On peut aussi mesurer le succès de la campagne à la férocité de la répression.
Partout dans le monde on se heurte aux organisations pro-israéliennes, promptes à brandir l’accusation d’antisémitisme, mais La France est le seul pays où le gouvernement réprime le BDS : la droite, avec Michèle Alliot-Marie, puis la gauche, avec Christiane Taubira, ont donné aux procureurs l’instruction de poursuivre systématiquement les militants, suivant en cela un argumentaire juridique qui a été rejeté à plusieurs reprises par les tribunaux. On revit ainsi en France la situation des militants des droits civiques aux États-Unis, condamnés eux aussi pour entrave au commerce ! Pourquoi cette répression ? Parce qu’au final, notre gouvernement a compris que le boycott est dirigé contre lui : c’est son inertie que le mouvement dénonce, son refus d’appliquer le droit international et de respecter sa propre parole. Si les sanctions économiques prévues au traité d’association entre l’UE et Israël étaient appliquées, ou si le Conseil de Sécurté de l’ONU faisait respecter les résolutions, il n’y aurait pas de boycott citoyen.

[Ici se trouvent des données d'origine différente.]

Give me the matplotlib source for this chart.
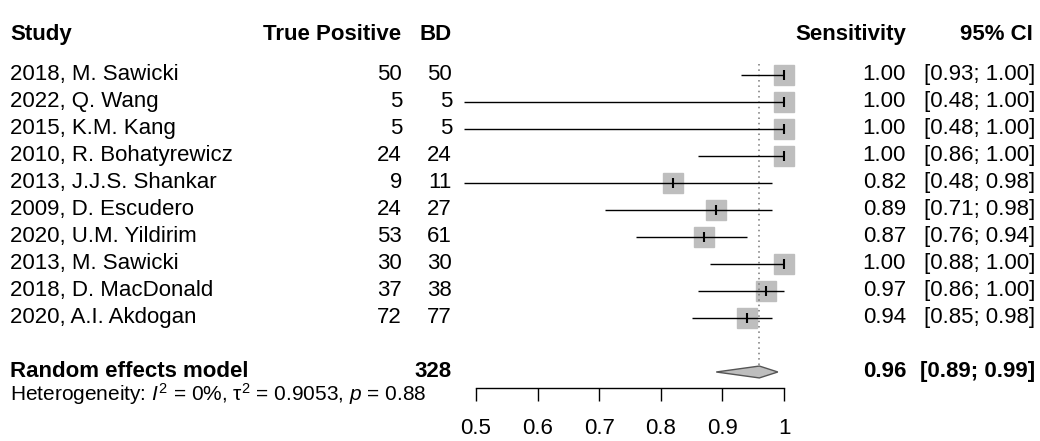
import matplotlib
matplotlib.use("Agg")
import matplotlib.pyplot as plt
import matplotlib.transforms as mtransforms
import numpy as np

plt.rcParams['font.family'] = ['Liberation Sans', 'DejaVu Sans']
plt.rcParams['mathtext.fontset'] = 'custom'
plt.rcParams['mathtext.rm'] = 'Liberation Sans'
plt.rcParams['mathtext.it'] = 'Liberation Sans:italic'
plt.rcParams['mathtext.bf'] = 'Liberation Sans:bold'

#------------------------------------data------------------------------------
studies = ["2018, M. Sawicki", "2022, Q. Wang", "2015, K.M. Kang", "2010, R. Bohatyrewicz",
           "2013, J.J.S. Shankar", "2009, D. Escudero", "2020, U.M. Yildirim",
           "2013, M. Sawicki", "2018, D. MacDonald", "2020, A.I. Akdogan"]
true_pos = [50, 5, 5, 24, 9, 24, 53, 30, 37, 72]
bd = [50, 5, 5, 24, 11, 27, 61, 30, 38, 77]
sens = [1.00, 1.00, 1.00, 1.00, 0.82, 0.89, 0.87, 1.00, 0.97, 0.94]
ci_lo = [0.93, 0.48, 0.48, 0.86, 0.48, 0.71, 0.76, 0.88, 0.86, 0.85]
ci_hi = [1.00, 1.00, 1.00, 1.00, 0.98, 0.98, 0.94, 1.00, 1.00, 0.98]

re_total = 328
re_est, re_lo, re_hi = 0.96, 0.89, 0.99
xticks = [0.5, 0.6, 0.7, 0.8, 0.9, 1.0]
xticklabels = ["0.5", "0.6", "0.7", "0.8", "0.9", "1"]

#------------------------------------figure------------------------------------
W, H = 1040, 441
fig = plt.figure(figsize=(W/100, H/100), dpi=100)
# axes: x from 0.5 (px 476) to 1 (px 784), bottom at px 388, top px 48
ax = fig.add_axes([476/W, (H-388)/H, 308/W, 340/H])
row_re = len(studies) + 1
ax.set_xlim(0.5, 1.0)
ax.set_ylim(11.593, -1.0)
for s in ["top", "left", "right"]:
    ax.spines[s].set_visible(False)
ax.spines["bottom"].set_linewidth(1.0)
ax.set_yticks([])
ax.set_xticks(xticks)
ax.set_xticklabels(xticklabels, fontsize=16)
ax.tick_params(axis="x", length=9.4, width=1.0, pad=12.5)
ax.patch.set_visible(False)

rows = np.arange(len(studies))

# reference line
ax.vlines(re_est, -0.41, row_re - 0.22, colors="#777777", linestyles=(0, (1, 2.5)), lw=1.1, clip_on=False)

# CIs, squares, point ticks
ax.hlines(rows, ci_lo, ci_hi, colors="black", lw=1.0, clip_on=False, zorder=2)
ax.plot(sens, rows, ls="none", marker="s", ms=15, mfc="#BEBEBE", mec="#BEBEBE", clip_on=False, zorder=1)
ax.plot(sens, rows, ls="none", marker="|", ms=7, mew=1.5, color="black", clip_on=False, zorder=3)

# diamond
h = 0.22
ax.fill([re_lo, re_est, re_hi, re_est], [row_re, row_re - h, row_re, row_re + h],
        facecolor="#BEBEBE", edgecolor="#555555", lw=1.0, clip_on=False)

#------------------------------------text columns------------------------------------
tr = mtransforms.blended_transform_factory(fig.transFigure, ax.transData)

def col(px, y, s, ha="left", bold=False):
    ax.text(px/W, y, s, transform=tr, ha=ha, va="center", fontsize=16,
            fontweight="bold" if bold else "normal", clip_on=False)

yh = -1.5
col(10, yh, "Study", bold=True)
col(401, yh, "True Positive", ha="right", bold=True)
col(452, yh, "BD", ha="right", bold=True)
col(906, yh, "Sensitivity", ha="right", bold=True)
col(1033, yh, "95% CI", ha="right", bold=True)

for i in rows:
    col(10, i, studies[i])
    col(402, i, str(true_pos[i]), ha="right")
    col(452, i, str(bd[i]), ha="right")
    col(906, i, "%.2f" % sens[i], ha="right")
    col(1035, i, "[%.2f; %.2f]" % (ci_lo[i], ci_hi[i]), ha="right")

col(10, row_re, "Random effects model", bold=True)
col(452, row_re, str(re_total), ha="right", bold=True)
col(906, row_re, "%.2f" % re_est, ha="right", bold=True)
col(1035, row_re, "[%.2f; %.2f]" % (re_lo, re_hi), ha="right", bold=True)
ax.text(10/W, row_re + 0.8,
        r"Heterogeneity: $\mathit{I}^2$ = 0%, $\mathrm{\tau}^2$ = 0.9053, $\mathit{p}$ = 0.88",
        transform=tr, ha="left", va="center", fontsize=15, clip_on=False)

fig.savefig("out.png", dpi=100)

Le regretté Yeshayahu Leibowitz [7] avait coutume de dire que le véritable courage ne consiste pas à charger l’ennemi, côte à côte avec ses camarades dans l’exaltation du combat, mais à être celui ou celle qui dit non aux siens, seul contre tous, jour après jour dans la réprobation générale. C’est lui, c’est elle, qui change le cours de l’histoire. Je rends hommage aux militants du boycott, en Israël comme en France et ailleurs, qui essaient, non sans risque pour eux-mêmes, de faire régner la paix, la paix positive dont parlait Martin Luther King, dans cette région du monde qui a tant souffert.